What you need to do >> Transcribe the whole listing without a single picture.
____ Source excerpt
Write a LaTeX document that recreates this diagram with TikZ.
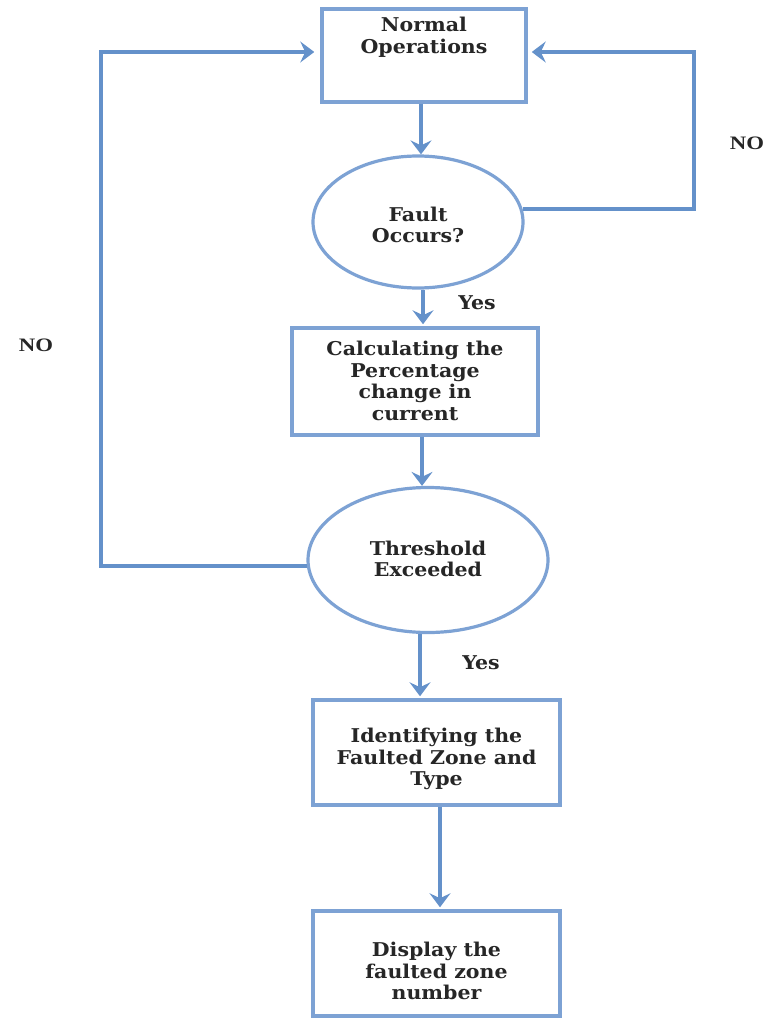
\documentclass[tikz,border=0pt]{standalone}
\usepackage{fontspec}
\setmainfont{DejaVu Serif}[FakeStretch=1.08]
\newfontfamily\nofont{Liberation Serif}[FakeStretch=1.2]
\usetikzlibrary{shapes.geometric,arrows.meta}
\definecolor{arrowc}{RGB}{100,145,202}
\definecolor{boxc}{RGB}{125,162,212}
\tikzset{
  box/.style={draw=boxc, line width=3.5pt, rectangle, inner sep=0pt, fill=white},
  oval/.style={draw=boxc, line width=3.2pt, ellipse, inner sep=0pt, fill=white},
  txt/.style={font=\fontsize{19}{21.8}\selectfont\bfseries, align=center, inner sep=0pt, text=black!85},
  lbl/.style={font=\fontsize{19}{21}\selectfont\bfseries, inner sep=0pt, text=black!85},
  nolbl/.style={font=\nofont\fontsize{19}{21}\selectfont\bfseries, inner sep=0pt, text=black!85},
  conn/.style={draw=arrowc, line width=4pt},
  arr/.style={conn, -{Stealth[length=14pt,width=21pt,inset=5pt]}},
}
\begin{document}
\begin{tikzpicture}[x=1pt,y=-1pt]
\useasboundingbox (0,0) rectangle (770,1019);
% shapes
\node[box, minimum width=204pt, minimum height=93pt] (b1) at (424,55.5) {};
\node[txt] (b1t) at (424,37) {Normal\\Operations};
\node[oval, minimum width=210pt, minimum height=132pt] (e1) at (418,222) {};
\node[txt] (e1t) at (418,225) {Fault\\Occurs?};
\node[box, minimum width=246pt, minimum height=107pt] (b2) at (415,381.5) {};
\node[txt] (b2t) at (415,381) {Calculating the\\Percentage\\change in\\current};
\node[oval, minimum width=240pt, minimum height=145pt] (e2) at (428,560) {};
\node[txt] (e2t) at (428,559) {Threshold\\Exceeded};
\node[box, minimum width=247pt, minimum height=105pt] (b3) at (436.5,752.5) {};
\node[txt] (b3t) at (436.5,759) {Identifying the\\Faulted Zone and\\Type};
\node[box, minimum width=247pt, minimum height=105pt] (b4) at (436.5,963.5) {};
\node[txt] (b4t) at (436.5,971) {Display the\\faulted zone\\number};
% labels
\node[lbl] (y1) at (477,303) {Yes};
\node[lbl] (y2) at (481,663) {Yes};
\node[nolbl] (n1) at (747,143) {NO};
\node[nolbl] (n2) at (36,345) {NO};
% loop corners
\coordinate (r2) at (694,52);
\coordinate (l2) at (101,52);
% connectors
\draw[arr] (b1.south -| 421,0) -- (e1.north -| 421,0);
\draw[arr, shorten >=2pt] (e1.south -| 423,0) -- (b2.north -| 423,0);
\draw[arr] (b2.south -| 422,0) -- (e2.north -| 422,0);
\draw[arr, shorten >=2pt] (e2.south -| 420,0) -- (b3.north -| 420,0);
\draw[arr, shorten >=2pt] (b3.south -| 440,0) -- (b4.north -| 440,0);
\draw[arr, shorten >=4pt] (e1.7) -| (r2) -- (b1.east |- r2);
\draw[arr, shorten >=6pt] (e2.183) -| (l2) -- (b1.west |- l2);
\end{tikzpicture}
\end{document}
________
Solution to this exercise >>
Write a LaTeX document that recreates this diagram with TikZ.
\documentclass[tikz,border=0pt]{standalone}
\usepackage{fontspec}
\setmainfont{DejaVu Serif}[FakeStretch=1.08]
\newfontfamily\nofont{Liberation Serif}[FakeStretch=1.2]
\usetikzlibrary{shapes.geometric,arrows.meta}
\definecolor{arrowc}{RGB}{100,145,202}
\definecolor{boxc}{RGB}{125,162,212}
\tikzset{
  box/.style={draw=boxc, line width=3.5pt, rectangle, inner sep=0pt, fill=white},
  oval/.style={draw=boxc, line width=3.2pt, ellipse, inner sep=0pt, fill=white},
  txt/.style={font=\fontsize{19}{21.8}\selectfont\bfseries, align=center, inner sep=0pt, text=black!85},
  lbl/.style={font=\fontsize{19}{21}\selectfont\bfseries, inner sep=0pt, text=black!85},
  nolbl/.style={font=\nofont\fontsize{19}{21}\selectfont\bfseries, inner sep=0pt, text=black!85},
  conn/.style={draw=arrowc, line width=4pt},
  arr/.style={conn, -{Stealth[length=14pt,width=21pt,inset=5pt]}},
}
\begin{document}
\begin{tikzpicture}[x=1pt,y=-1pt]
\useasboundingbox (0,0) rectangle (770,1019);
% shapes
\node[box, minimum width=204pt, minimum height=93pt] (b1) at (424,55.5) {};
\node[txt] (b1t) at (424,37) {Normal\\Operations};
\node[oval, minimum width=210pt, minimum height=132pt] (e1) at (418,222) {};
\node[txt] (e1t) at (418,225) {Fault\\Occurs?};
\node[box, minimum width=246pt, minimum height=107pt] (b2) at (415,381.5) {};
\node[txt] (b2t) at (415,381) {Calculating the\\Percentage\\change in\\current};
\node[oval, minimum width=240pt, minimum height=145pt] (e2) at (428,560) {};
\node[txt] (e2t) at (428,559) {Threshold\\Exceeded};
\node[box, minimum width=247pt, minimum height=105pt] (b3) at (436.5,752.5) {};
\node[txt] (b3t) at (436.5,759) {Identifying the\\Faulted Zone and\\Type};
\node[box, minimum width=247pt, minimum height=105pt] (b4) at (436.5,963.5) {};
\node[txt] (b4t) at (436.5,971) {Display the\\faulted zone\\number};
% labels
\node[lbl] (y1) at (477,303) {Yes};
\node[lbl] (y2) at (481,663) {Yes};
\node[nolbl] (n1) at (747,143) {NO};
\node[nolbl] (n2) at (36,345) {NO};
% loop corners
\coordinate (r2) at (694,52);
\coordinate (l2) at (101,52);
% connectors
\draw[arr] (b1.south -| 421,0) -- (e1.north -| 421,0);
\draw[arr, shorten >=2pt] (e1.south -| 423,0) -- (b2.north -| 423,0);
\draw[arr] (b2.south -| 422,0) -- (e2.north -| 422,0);
\draw[arr, shorten >=2pt] (e2.south -| 420,0) -- (b3.north -| 420,0);
\draw[arr, shorten >=2pt] (b3.south -| 440,0) -- (b4.north -| 440,0);
\draw[arr, shorten >=4pt] (e1.7) -| (r2) -- (b1.east |- r2);
\draw[arr, shorten >=6pt] (e2.183) -| (l2) -- (b1.west |- l2);
\end{tikzpicture}
\end{document}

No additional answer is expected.